原作は有名声優が実名で登場することも話題となったが、アニメの第1話では超大御所の野沢雅子さんがまさかのゲスト出演。そのビジュアルまで完全再現し、主役を食うほどの存在感を醸しだしている。メインキャストによるユニット・イヤホンズが歌うエンディングテーマ「あなたのお耳にプラグイン!」はラジオ番組風の楽曲で、ラップのようなクロストークに加えてリクエストソングまで挿入されるというていねいな作り。第1話のリクエストは「残酷な天使のテーゼ」だったが、今後どんな曲が飛び出すのか期待したい。アニメ業界を描いた「SHIROBAKO」が大ヒットしただけに、声優の視点から語られる本作にも要注目だ。


■「うしおととら

獣の槍の伝承者になった少年・蒼月潮と500年間封印されていた大妖怪・とらが、襲い来る妖怪たちを次々と退治し、いつしか世界の存亡をかけた戦いに巻き込まれる……。1990年代に「週刊少年サンデー」(小学館)で連載され、累計発行部数3,000万部を突破した大ヒットコミックが完結から約20年の時を経てついに復活した。

シリーズ構成には原作者の藤田和日郎さんが名を連ね、エピソードのセレクトを担当。全400話に及ぶ壮大な物語を2クール+1クールの全39話に再構成し、最大の敵・白面の者との最終決戦に向けて一直線にストーリーが進んでいく。アクションシーンでは、鎗を持つと髪が伸びて超人的な力を発揮する潮と、雷を放ちながら鋭い爪で敵を切り裂くとらが圧巻の描写で表現された。筋肉少女帯のオープニングテーマ「混ぜるな危険」も最強コンビである2人を力強いシャウトで歌い上げ、連載当時の記憶がよみがえってくる仕上がりだ。


■「ウルトラスーパーアニメタイム

TOKYO MXとBS11でスタートしたオムニバスアニメ枠。ウルトラスーパーピクチャーズ(USP)が立ち上げに関わっており、サンジゲンやライデンフィルムなど、USP傘下の作品を中心に3本のショートアニメをオンエアする。2015年夏は、堀江由衣さんがキャラ原案と主演を務める「ミス・モノクローム-The Animation- 2」、荒ぶる黄獣が三度帰ってきた「うーさーのその日暮らし 夢幻編」、普通の女子高に通うお嬢様の日常コメディ「わかば*ガール」をラインアップ。秋以降もニュースアプリをアニメ化した異色作「ハッカドール THE あにめ~しょん」をはじめ、同枠ならではのユニークな作品が控えている。

USPのイメージキャラクター・スピカとスマ子は番組のナビゲーターを担当し、オープニングでは歌とダンスを熱演している。
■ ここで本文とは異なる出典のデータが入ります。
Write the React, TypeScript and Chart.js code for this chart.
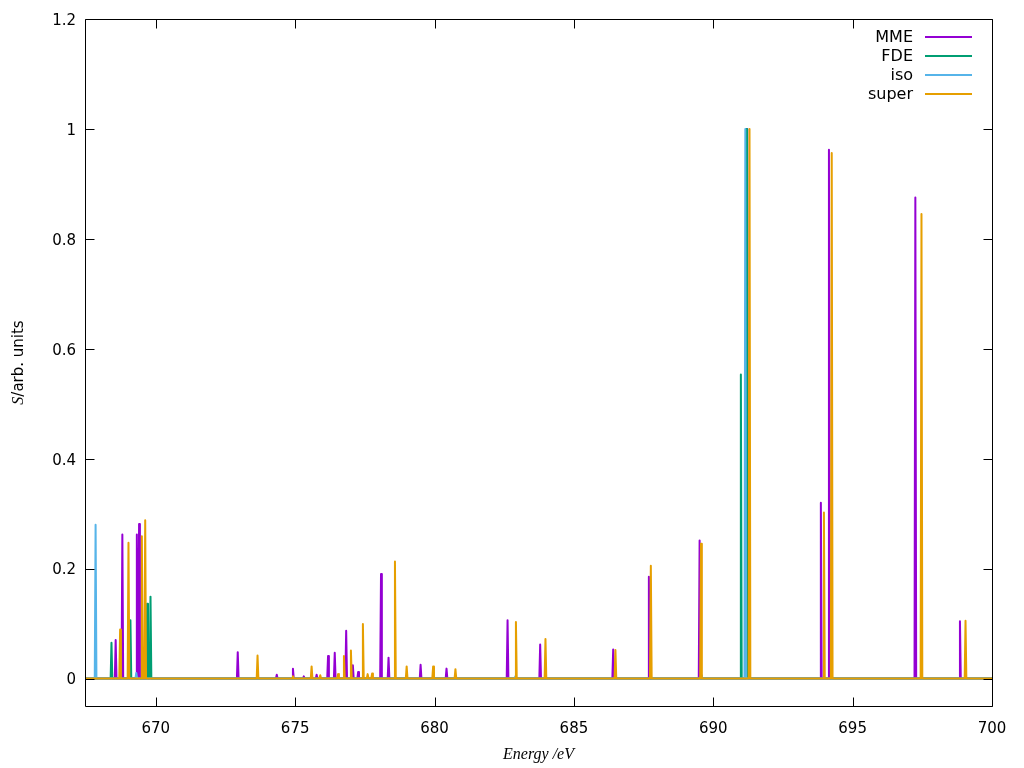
import { useEffect, useRef } from "react";
import { Chart, registerables } from "chart.js";

Chart.register(...registerables);

// ---- axis ranges & ticks ----
const xMin = 667.46;
const xMax = 700;
const yMin = -0.05;
const yMax = 1.2;
const xTickValues = [670, 675, 680, 685, 690, 695, 700];
const xTickLabels = ["670", "675", "680", "685", "690", "695", "700"];
const yTickValues = [0, 0.2, 0.4, 0.6, 0.8, 1, 1.2];
const yTickLabels = ["0", "0.2", "0.4", "0.6", "0.8", "1", "1.2"];

// ---- series ----
const seriesNames = ["MME", "FDE", "iso", "super"];
const seriesColors = ["#9400d3", "#009e73", "#56b4e9", "#e69f00"];

const mmeEnergy = [
  668.56, 668.8, 669.32, 669.4, 672.94, 674.34, 674.92, 675.31, 675.77, 676.18,
  676.42, 676.83, 677.07, 677.26, 678.08, 678.35, 679.5, 680.43, 682.62, 683.79,
  686.41, 687.69, 689.51, 691.22, 693.86, 694.15, 697.25, 698.85,
];
const mmeIntensity = [
  0.07, 0.262, 0.262, 0.281, 0.048, 0.007, 0.018, 0.004, 0.007, 0.041,
  0.047, 0.087, 0.024, 0.012, 0.19, 0.038, 0.025, 0.018, 0.106, 0.062,
  0.053, 0.185, 0.251, 1.0, 0.32, 0.962, 0.875, 0.104,
];

const fdeEnergy = [668.41, 669.09, 669.69, 669.81, 690.99, 691.18];
const fdeIntensity = [0.065, 0.106, 0.136, 0.149, 0.553, 1.0];

const isoEnergy = [667.84, 669.3, 682.9, 683.98, 687.76, 689.56, 691.15];
const isoIntensity = [0.28, 0.01, 0.004, 0.004, 0.005, 0.006, 1.0];

const superEnergy = [
  668.72, 669.02, 669.5, 669.62, 673.65, 674.92, 675.59, 675.9, 676.54, 676.75,
  677.0, 677.43, 677.6, 677.76, 678.58, 679.0, 679.95, 680.75, 682.92, 683.98,
  686.49, 687.76, 689.56, 691.3, 693.97, 694.25, 697.47, 699.05,
];
const superIntensity = [
  0.089, 0.247, 0.259, 0.288, 0.042, 0.004, 0.022, 0.006, 0.008, 0.041,
  0.051, 0.099, 0.008, 0.009, 0.213, 0.022, 0.022, 0.017, 0.103, 0.072,
  0.052, 0.205, 0.245, 1.0, 0.302, 0.956, 0.845, 0.105,
];

const peakHalfWidth = 0.03;

function stickSpectrum(energy: number[], intensity: number[]) {
  const idx = energy.map((_, i) => i).sort((a, b) => energy[a] - energy[b]);
  const pts: { x: number; y: number }[] = [{ x: xMin, y: 0 }];
  for (const i of idx) {
    pts.push({ x: energy[i] - peakHalfWidth, y: 0 });
    pts.push({ x: energy[i], y: intensity[i] });
    pts.push({ x: energy[i] + peakHalfWidth, y: 0 });
  }
  pts.push({ x: xMax, y: 0 });
  return pts;
}

const seriesData = [
  stickSpectrum(mmeEnergy, mmeIntensity),
  stickSpectrum(fdeEnergy, fdeIntensity),
  stickSpectrum(isoEnergy, isoIntensity),
  stickSpectrum(superEnergy, superIntensity),
];

const SANS = "'DejaVu Sans', sans-serif";
const SERIF = "'Liberation Serif', 'DejaVu Serif', serif";

const framePlugin = {
  id: "gnuplotFrame",
  afterDraw(chart: any) {
    const { ctx, chartArea: a, scales } = chart;
    const xs = scales.x;
    const ys = scales.y;
    ctx.save();
    ctx.strokeStyle = "#000";
    ctx.lineWidth = 1;
    const L = Math.round(a.left) + 0.5;
    const R = Math.round(a.right) + 0.5;
    const T = Math.round(a.top) + 0.5;
    const B = Math.round(a.bottom) + 0.5;
    ctx.beginPath();
    ctx.rect(L, T, R - L, B - T);
    const tl = 9;
    for (const v of xTickValues) {
      const px = Math.round(xs.getPixelForValue(v)) + 0.5;
      ctx.moveTo(px, B);
      ctx.lineTo(px, B - tl);
      ctx.moveTo(px, T);
      ctx.lineTo(px, T + tl);
    }
    for (const v of yTickValues) {
      const py = Math.round(ys.getPixelForValue(v)) + 0.5;
      ctx.moveTo(L, py);
      ctx.lineTo(L + tl, py);
      ctx.moveTo(R, py);
      ctx.lineTo(R - tl, py);
    }
    ctx.stroke();

    // y tick labels
    ctx.fillStyle = "#000";
    ctx.font = `15px ${SANS}`;
    ctx.textAlign = "right";
    ctx.textBaseline = "middle";
    yTickValues.forEach((v, i) => {
      ctx.fillText(yTickLabels[i], 76, ys.getPixelForValue(v) + 2);
    });

    // legend (gnuplot style: text right-aligned, then line sample)
    ctx.font = `16px ${SANS}`;
    ctx.textAlign = "right";
    ctx.textBaseline = "middle";
    seriesNames.forEach((name, i) => {
      const yy = 37 + i * 19;
      ctx.fillStyle = "#000";
      ctx.fillText(name, 913, yy + 1);
      ctx.strokeStyle = seriesColors[i];
      ctx.lineWidth = 2;
      ctx.beginPath();
      ctx.moveTo(925, yy);
      ctx.lineTo(972, yy);
      ctx.stroke();
    });

    // x axis title
    ctx.fillStyle = "#000";
    ctx.font = `italic 16px ${SERIF}`;
    ctx.textAlign = "center";
    ctx.textBaseline = "middle";
    ctx.fillText("Energy /eV", (a.left + a.right) / 2, 755);

    // y axis title: italic S + "/arb. units"
    ctx.save();
    ctx.translate(19, (a.top + a.bottom) / 2);
    ctx.rotate(-Math.PI / 2);
    const part1 = "S";
    const part2 = "/arb. units";
    ctx.font = `italic 16px ${SERIF}`;
    const w1 = ctx.measureText(part1).width;
    ctx.font = `15px ${SANS}`;
    const w2 = ctx.measureText(part2).width;
    const start = -(w1 + w2) / 2;
    ctx.textAlign = "left";
    ctx.font = `italic 16px ${SERIF}`;
    ctx.fillText(part1, start, 0);
    ctx.font = `15px ${SANS}`;
    ctx.fillText(part2, start + w1, 0);
    ctx.restore();

    ctx.restore();
  },
};

export default function App() {
  const canvasRef = useRef<HTMLCanvasElement | null>(null);

  useEffect(() => {
    const canvas = canvasRef.current;
    if (!canvas) return;
    const chart = new Chart(canvas, {
      type: "line",
      data: {
        datasets: seriesNames.map((name, i) => ({
          label: name,
          data: seriesData[i],
          borderColor: seriesColors[i],
          backgroundColor: seriesColors[i],
          borderWidth: 2,
          borderJoinStyle: "round" as const,
          borderCapStyle: "round" as const,
          pointRadius: 0,
          tension: 0,
          fill: false,
          order: seriesNames.length - i,
        })),
      },
      options: {
        animation: false,
        responsive: false,
        maintainAspectRatio: false,
        parsing: false as any,
        normalized: true,
        layout: { padding: { top: 19, right: 32, left: 0, bottom: 0 } },
        plugins: {
          legend: { display: false },
          tooltip: { enabled: false },
        },
        scales: {
          x: {
            type: "linear",
            min: xMin,
            max: xMax,
            grid: { display: false },
            border: { display: false },
            afterBuildTicks: (s: any) => {
              s.ticks = xTickValues.map((v) => ({ value: v }));
            },
            afterFit: (s: any) => {
              s.height = 62;
            },
            ticks: {
              color: "#000",
              font: { family: SANS, size: 15 },
              padding: 6,
              maxRotation: 0,
              autoSkip: false,
              callback: (v: any) => {
                const k = xTickValues.findIndex((t) => Math.abs(t - v) < 1e-6);
                return k >= 0 ? xTickLabels[k] : "";
              },
            },
          },
          y: {
            type: "linear",
            min: yMin,
            max: yMax,
            grid: { display: false },
            border: { display: false },
            afterBuildTicks: (s: any) => {
              s.ticks = yTickValues.map((v) => ({ value: v }));
            },
            afterFit: (s: any) => {
              s.width = 85;
            },
            ticks: { display: false },
          },
        },
      },
      plugins: [framePlugin],
    });
    return () => chart.destroy();
  }, []);

  return (
    <div style={{ position: "fixed", left: 0, top: 0, width: 1024, height: 768, background: "#fff" }}>
      <canvas ref={canvasRef} width={1024} height={768} style={{ width: 1024, height: 768, display: "block" }} />
    </div>
  );
}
スピカ役は石原夏織さん、スマ子役は小倉唯さんと、声優ユニット・ゆいかおりの2 人が起用され、今後の企画も気になるところ。作品でコラボレーションなども行われるのか、予想の付かない展開でファンを盛り上げていく。


■「ビキニ・ウォリアーズ

ホビージャパンが送り出すセクシー路線のメディアミックス企画。RPGではおなじみの水着にしか見えない防具・ビキニアーマーを装備した女性キャラクターの冒険物語である。5分間の本編には意欲的なアングルがこれでもかと詰め込まれ、スライムにアーマーを溶かされてしまうなど、手に汗握る光景が繰り広げられている。この潔さから人類が学べることは多いだろう。

第1話「ビキニアーマーはビキニアーマーであってビキニではない」では、過激な装備を身につけた冒険者も恥じらいの乙女であることが表現された。水着に照れて身もだえする彼女たちもまた魅力的だ。ファイターやパラディンといった職業がそのままキャラクターの名前になっているのもポイント。キャラ名を覚えるわずらわしさまで排した親切仕様で、視聴者はただ画面に映る肌にだけ集中することができる。